Direction => Exactly as written, retype the listing below, omitting the pictures.

Provided material =>
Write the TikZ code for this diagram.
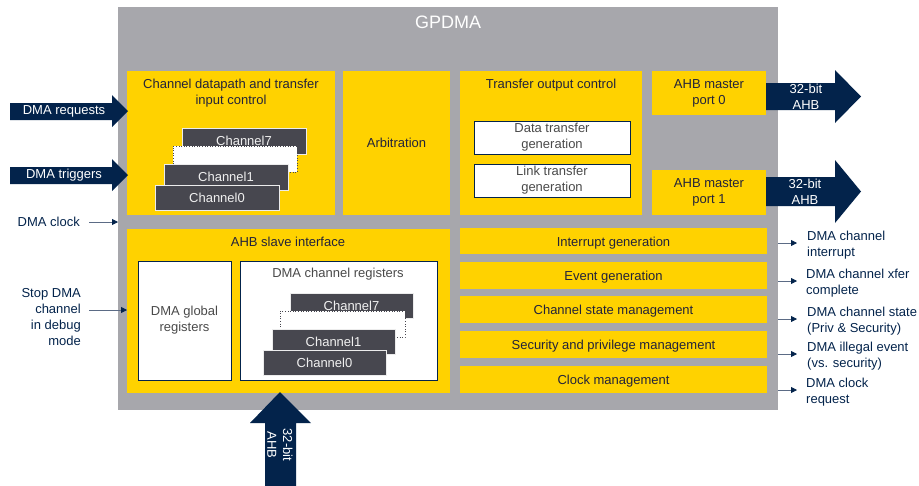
\documentclass[tikz,border=0pt]{standalone}
\usepackage{fontspec}
\setmainfont{Liberation Sans}
\usetikzlibrary{arrows.meta}
\definecolor{styellow}{HTML}{FFD200}
\definecolor{stgray}{HTML}{A7A7AC}
\definecolor{stnavy}{HTML}{03234B}
\definecolor{chdark}{HTML}{47474F}
\definecolor{txtdark}{HTML}{23233A}
\definecolor{txtgray}{HTML}{4A4A4A}
\definecolor{shaft}{HTML}{5B6B85}
\begin{document}
\begin{tikzpicture}[x=1pt,y=-1pt,
  font=\fontsize{13}{15.8}\selectfont,
  box/.style={anchor=north west, inner sep=0pt, outer sep=0pt},
  ybox/.style={box, fill=styellow, text=txtdark, align=center},
  bar/.style={ybox, minimum width=307, text height=11pt, text depth=0.5pt},
  wbox/.style={box, fill=white, draw=stnavy, line width=0.8pt, text=txtgray, align=center},
  chbox/.style={box, fill=chdark, draw=white!85!gray, line width=0.6pt, text=white!88!gray, text height=10.5pt, text depth=1pt},
  dotbox/.style={box, fill=white, draw=chdark, dotted, line width=0.6pt},
  ttl/.style={text=txtdark, align=center, inner sep=0pt},
  lbl/.style={text=stnavy, inner sep=0pt},
  wtxt/.style={text=white, align=center, inner sep=0pt},
  tarrow/.style={draw=shaft, line width=0.8pt, -{Triangle[length=6pt,width=6pt,color=stnavy]}},
  barrow/.style={fill=stnavy}]
\useasboundingbox (0,0) rectangle (919,485);
% main gray box
\node[box, fill=stgray, minimum width=660, minimum height=403] (main) at (118,7) {};
\node[wtxt, font=\fontsize{18}{20}\selectfont] (title) at (448,22) {GPDMA};

% channel datapath
\node[ybox, minimum width=208, minimum height=144] (dp) at (127,71) {};
\node[ttl] (dpt) at (231,93) {Channel datapath and transfer\\input control};
\node[chbox, minimum width=124, minimum height=26] (dc7) at (182,128) {Channel7};
\node[dotbox, minimum width=124, minimum height=26] (dcx) at (173,146) {};
\node[chbox, minimum width=124, minimum height=26] (dc1) at (164,164) {Channel1};
\node[chbox, minimum width=124, minimum height=25] (dc0) at (155,185) {Channel0};

% arbitration
\node[ybox, minimum width=107, minimum height=144] (arb) at (343,71) {Arbitration};

% transfer output control
\node[ybox, minimum width=182, minimum height=144] (toc) at (460,71) {};
\node[ttl] (toct) at (551,85) {Transfer output control};
\node[wbox, minimum width=156, minimum height=33] (dtg) at (474,121) {Data transfer\\generation};
\node[wbox, minimum width=156, minimum height=33] (ltg) at (474,164) {Link transfer\\generation};

% AHB master ports
\node[ybox, minimum width=114, minimum height=44] (mp0) at (652,71) {AHB master\\port 0};
\node[ybox, minimum width=114, minimum height=45] (mp1) at (652,170) {AHB master\\port 1};

% AHB slave interface
\node[ybox, minimum width=323, minimum height=164] (slv) at (127,229) {};
\node[ttl] (slvt) at (288,242) {AHB slave interface};
\node[wbox, minimum width=93, minimum height=119] (glob) at (138,261) {DMA global\\registers};
\node[wbox, minimum width=197, minimum height=119] (creg) at (240,261) {};
\node[text=txtgray, inner sep=0pt] (cregt) at (338,274) {DMA channel registers};
\node[chbox, minimum width=123, minimum height=25] (rc7) at (290,293) {Channel7};
\node[dotbox, minimum width=125, minimum height=26] (rcx) at (280,311) {};
\node[chbox, minimum width=123, minimum height=25] (rc1) at (272,329) {Channel1};
\node[chbox, minimum width=123, minimum height=25] (rc0) at (263,350) {Channel0};

% right bars
\node[bar, minimum height=26] (b1) at (460,228) {Interrupt generation};
\node[bar, minimum height=27] (b2) at (460,262) {Event generation};
\node[bar, minimum height=27] (b3) at (460,296) {Channel state management};
\node[bar, minimum height=27] (b4) at (460,331) {Security and privilege management};
\node[bar, minimum height=27] (b5) at (460,366) {Clock management};

% right labels
\node[lbl, anchor=west, align=left] (o1) at (807,245.5) {DMA channel\\interrupt};
\node[lbl, anchor=west, align=left] (o2) at (806,283.5) {DMA channel xfer\\complete};
\node[lbl, anchor=west, align=left] (o3) at (807,321.5) {DMA channel state\\(Priv \& Security)};
\node[lbl, anchor=west, align=left] (o4) at (807,356.5) {DMA illegal event\\(vs. security)};
\node[lbl, anchor=west, align=left] (o5) at (806,392.5) {DMA clock\\request};
\foreach \o in {o1,o2,o3,o4,o5}
  \draw[tarrow] (\o.west -| main.east) ++(0,-2.5) -- ++(19,0);

% left labels
\node[lbl, anchor=east] (clk) at (80,222) {DMA clock};
\draw[tarrow] ([xshift=9]clk.east) -- (clk.east -| main.west);
\node[lbl, anchor=east, align=right] (stop) at (81,317) {Stop DMA\\channel\\in debug\\mode};
\coordinate (stopy) at (0,310);
\draw[tarrow] ([xshift=8]stop.east |- stopy) -- (stopy -| slv.west);

% left block arrows
\fill[barrow] (10,103) -- (112,103) -- (112,95) -- (128,111) -- (112,127) -- (112,120) -- (10,120) -- cycle;
\node[wtxt] (req) at (64,111) {DMA requests};
\fill[barrow] (10,167) -- (112,167) -- (112,159) -- (128,175) -- (112,191) -- (112,184) -- (10,184) -- cycle;
\node[wtxt] (trg) at (64,175) {DMA triggers};

% right block arrows
\fill[barrow] (mp0.east |- 0,83) -- (835,83) -- (835,70) -- (861,96.5) -- (835,123) -- (835,110) -- (mp0.east |- 0,110) -- cycle;
\node[wtxt] (a0) at (806,97) {32-bit\\AHB};
\fill[barrow] (mp1.east |- 0,177) -- (835,177) -- (835,160) -- (861,191.5) -- (835,223) -- (835,206) -- (mp1.east |- 0,206) -- cycle;
\node[wtxt] (a1) at (805,191.5) {32-bit\\AHB};

% bottom block arrow
\fill[barrow] (280,392) -- (311,423) -- (296,423) -- (296,486) -- (265,486) -- (265,423) -- (250,423) -- cycle;
\node[wtxt, rotate=-90] (a2) at (280,445) {32-bit\\AHB};
\end{tikzpicture}
\end{document}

Solution to the exercise =>
Write the TikZ code for this diagram.
\documentclass[tikz,border=0pt]{standalone}
\usepackage{fontspec}
\setmainfont{Liberation Sans}
\usetikzlibrary{arrows.meta}
\definecolor{styellow}{HTML}{FFD200}
\definecolor{stgray}{HTML}{A7A7AC}
\definecolor{stnavy}{HTML}{03234B}
\definecolor{chdark}{HTML}{47474F}
\definecolor{txtdark}{HTML}{23233A}
\definecolor{txtgray}{HTML}{4A4A4A}
\definecolor{shaft}{HTML}{5B6B85}
\begin{document}
\begin{tikzpicture}[x=1pt,y=-1pt,
  font=\fontsize{13}{15.8}\selectfont,
  box/.style={anchor=north west, inner sep=0pt, outer sep=0pt},
  ybox/.style={box, fill=styellow, text=txtdark, align=center},
  bar/.style={ybox, minimum width=307, text height=11pt, text depth=0.5pt},
  wbox/.style={box, fill=white, draw=stnavy, line width=0.8pt, text=txtgray, align=center},
  chbox/.style={box, fill=chdark, draw=white!85!gray, line width=0.6pt, text=white!88!gray, text height=10.5pt, text depth=1pt},
  dotbox/.style={box, fill=white, draw=chdark, dotted, line width=0.6pt},
  ttl/.style={text=txtdark, align=center, inner sep=0pt},
  lbl/.style={text=stnavy, inner sep=0pt},
  wtxt/.style={text=white, align=center, inner sep=0pt},
  tarrow/.style={draw=shaft, line width=0.8pt, -{Triangle[length=6pt,width=6pt,color=stnavy]}},
  barrow/.style={fill=stnavy}]
\useasboundingbox (0,0) rectangle (919,485);
% main gray box
\node[box, fill=stgray, minimum width=660, minimum height=403] (main) at (118,7) {};
\node[wtxt, font=\fontsize{18}{20}\selectfont] (title) at (448,22) {GPDMA};

% channel datapath
\node[ybox, minimum width=208, minimum height=144] (dp) at (127,71) {};
\node[ttl] (dpt) at (231,93) {Channel datapath and transfer\\input control};
\node[chbox, minimum width=124, minimum height=26] (dc7) at (182,128) {Channel7};
\node[dotbox, minimum width=124, minimum height=26] (dcx) at (173,146) {};
\node[chbox, minimum width=124, minimum height=26] (dc1) at (164,164) {Channel1};
\node[chbox, minimum width=124, minimum height=25] (dc0) at (155,185) {Channel0};

% arbitration
\node[ybox, minimum width=107, minimum height=144] (arb) at (343,71) {Arbitration};

% transfer output control
\node[ybox, minimum width=182, minimum height=144] (toc) at (460,71) {};
\node[ttl] (toct) at (551,85) {Transfer output control};
\node[wbox, minimum width=156, minimum height=33] (dtg) at (474,121) {Data transfer\\generation};
\node[wbox, minimum width=156, minimum height=33] (ltg) at (474,164) {Link transfer\\generation};

% AHB master ports
\node[ybox, minimum width=114, minimum height=44] (mp0) at (652,71) {AHB master\\port 0};
\node[ybox, minimum width=114, minimum height=45] (mp1) at (652,170) {AHB master\\port 1};

% AHB slave interface
\node[ybox, minimum width=323, minimum height=164] (slv) at (127,229) {};
\node[ttl] (slvt) at (288,242) {AHB slave interface};
\node[wbox, minimum width=93, minimum height=119] (glob) at (138,261) {DMA global\\registers};
\node[wbox, minimum width=197, minimum height=119] (creg) at (240,261) {};
\node[text=txtgray, inner sep=0pt] (cregt) at (338,274) {DMA channel registers};
\node[chbox, minimum width=123, minimum height=25] (rc7) at (290,293) {Channel7};
\node[dotbox, minimum width=125, minimum height=26] (rcx) at (280,311) {};
\node[chbox, minimum width=123, minimum height=25] (rc1) at (272,329) {Channel1};
\node[chbox, minimum width=123, minimum height=25] (rc0) at (263,350) {Channel0};

% right bars
\node[bar, minimum height=26] (b1) at (460,228) {Interrupt generation};
\node[bar, minimum height=27] (b2) at (460,262) {Event generation};
\node[bar, minimum height=27] (b3) at (460,296) {Channel state management};
\node[bar, minimum height=27] (b4) at (460,331) {Security and privilege management};
\node[bar, minimum height=27] (b5) at (460,366) {Clock management};

% right labels
\node[lbl, anchor=west, align=left] (o1) at (807,245.5) {DMA channel\\interrupt};
\node[lbl, anchor=west, align=left] (o2) at (806,283.5) {DMA channel xfer\\complete};
\node[lbl, anchor=west, align=left] (o3) at (807,321.5) {DMA channel state\\(Priv \& Security)};
\node[lbl, anchor=west, align=left] (o4) at (807,356.5) {DMA illegal event\\(vs. security)};
\node[lbl, anchor=west, align=left] (o5) at (806,392.5) {DMA clock\\request};
\foreach \o in {o1,o2,o3,o4,o5}
  \draw[tarrow] (\o.west -| main.east) ++(0,-2.5) -- ++(19,0);

% left labels
\node[lbl, anchor=east] (clk) at (80,222) {DMA clock};
\draw[tarrow] ([xshift=9]clk.east) -- (clk.east -| main.west);
\node[lbl, anchor=east, align=right] (stop) at (81,317) {Stop DMA\\channel\\in debug\\mode};
\coordinate (stopy) at (0,310);
\draw[tarrow] ([xshift=8]stop.east |- stopy) -- (stopy -| slv.west);

% left block arrows
\fill[barrow] (10,103) -- (112,103) -- (112,95) -- (128,111) -- (112,127) -- (112,120) -- (10,120) -- cycle;
\node[wtxt] (req) at (64,111) {DMA requests};
\fill[barrow] (10,167) -- (112,167) -- (112,159) -- (128,175) -- (112,191) -- (112,184) -- (10,184) -- cycle;
\node[wtxt] (trg) at (64,175) {DMA triggers};

% right block arrows
\fill[barrow] (mp0.east |- 0,83) -- (835,83) -- (835,70) -- (861,96.5) -- (835,123) -- (835,110) -- (mp0.east |- 0,110) -- cycle;
\node[wtxt] (a0) at (806,97) {32-bit\\AHB};
\fill[barrow] (mp1.east |- 0,177) -- (835,177) -- (835,160) -- (861,191.5) -- (835,223) -- (835,206) -- (mp1.east |- 0,206) -- cycle;
\node[wtxt] (a1) at (805,191.5) {32-bit\\AHB};

% bottom block arrow
\fill[barrow] (280,392) -- (311,423) -- (296,423) -- (296,486) -- (265,486) -- (265,423) -- (250,423) -- cycle;
\node[wtxt, rotate=-90] (a2) at (280,445) {32-bit\\AHB};
\end{tikzpicture}
\end{document}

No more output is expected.